The birth of the NEH took place in a period of great cultural change in our country. In the early 1960s the United States was responding to cold war tensions by investing heavily in science and mathematics education in order to improve our technological capacities and maintain leadership in the space race. In 1963 the ACLS, the Council of Graduate Schools, and Phi Beta Kappa jointly sponsored a Commission on the Humanities, which recommended the foundation of a national humanities agency to redress the emphasis on science at all educational levels from elementary schools through graduate programs. In September of 1965 President Lyndon B. Johnson signed legislation to create both the NEH and the NEA (see "How the NEH Got Its Start"). Since that time, the NEH has consistently offered testament to our communal belief in the public and private value of the humanities for all citizens.

NEH support has been instrumental in major APA/SCS projects for more than three decades. In 1980 we received a challenge grant from the NEH of just $60,000 that allowed us to build our General Fund (now worth over $3 million) and supported our subsequent publications and professional matters programs. For years the NEH provided core financing for the DCB (Database of Classical Bibliography), which became the basis of the on-line version of L’année philologique, and then provided continuing support for the American Office of L’année. The decision to fix an endpoint for that support led to the Gateway Campaign, to which a second challenge grant contributed key matching funds. As a result, our organization now fully funds the English-language office through a substantial endowment, which also supports educational grants and the new public face of the SCS. The magnificent Barrington Atlas is another APA-sponsored research tool that owes much to the NEH, and that agency also offers ongoing support for the Fellow we send each year to Munich to work on the TLL. Earlier, in the 1970s and 1980s, the NEH supported a number of smaller APA educational projects: a Conference on Educational Innovation and the Smaller Classics Departments, various programs concerning Classical Humanities in the American Republic, and the publication of Mary Ann T. Burns and Joseph F. O’Connor’s The Classics in American Schools: Teaching the Ancient World. Major NEH grants have gone to Aquila Theatre Company to bring classical drama to underserved and military populations, with the assistance of the APA in recruiting experts to lead pre- and post-show discussions.

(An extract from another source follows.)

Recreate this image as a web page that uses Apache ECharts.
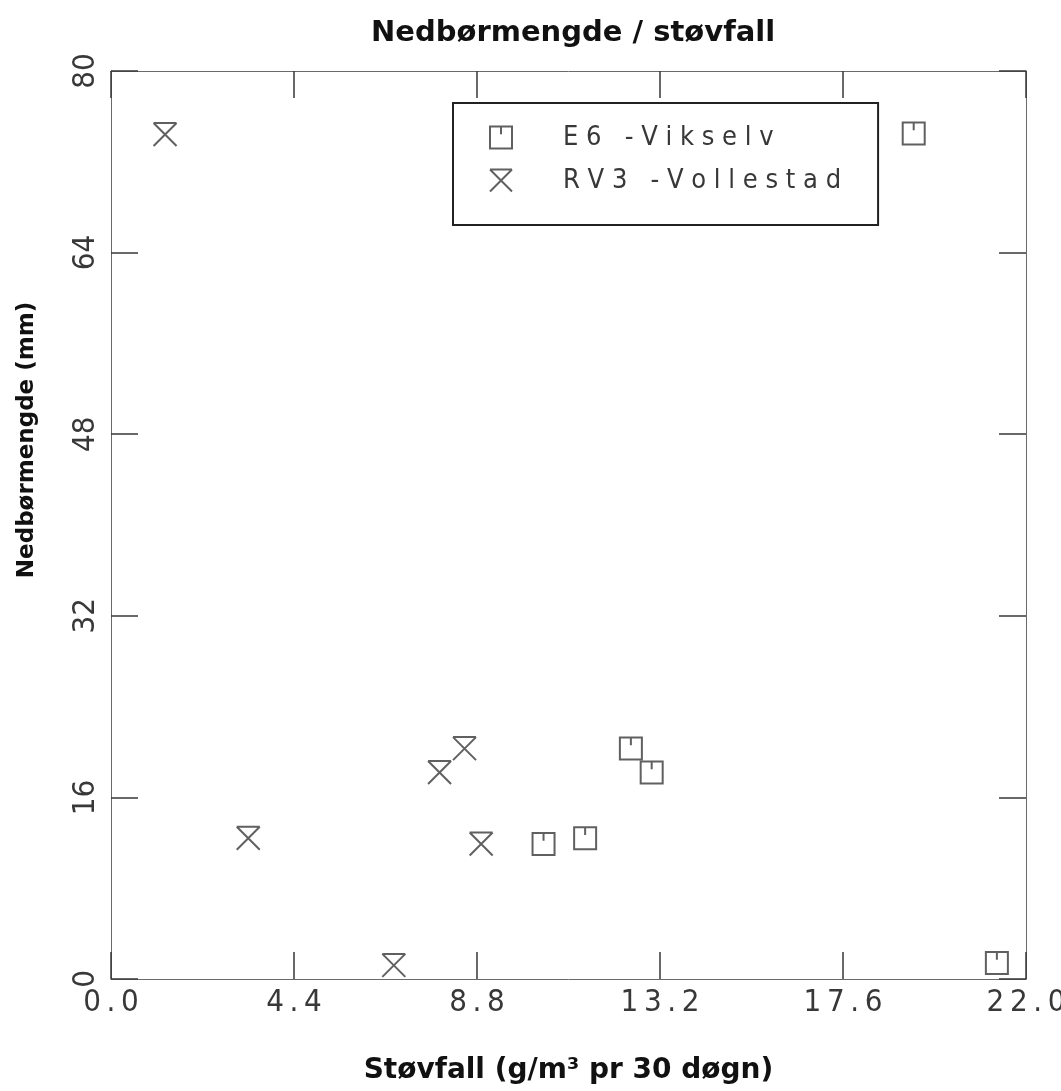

Many members of the SCS have also benefited from individual and project grants for scholarly research and education. The names of these members are strewn throughout our old Newsletters, and there are undoubtedly others who escaped recognition for their honor. Since the details of these are mostly unknown to me, I will just comment on my own NEH Fellowship in 2004-2005, which allowed me to make significant progress on a long-term project, examine manuscripts at the Bibliothèque nationale de France, lecture at various institutions in Europe, and serve as an invited professor at L’Ecole Normale Supérieure in Paris. That NEH Fellowship has also paved the way for other grants that continued sponsorship of my research. I’m sure stories like this can be read between the lines of the curricula vitae of many of our members.

From all of us, let me say thank you, NEH, and Happy Anniversary!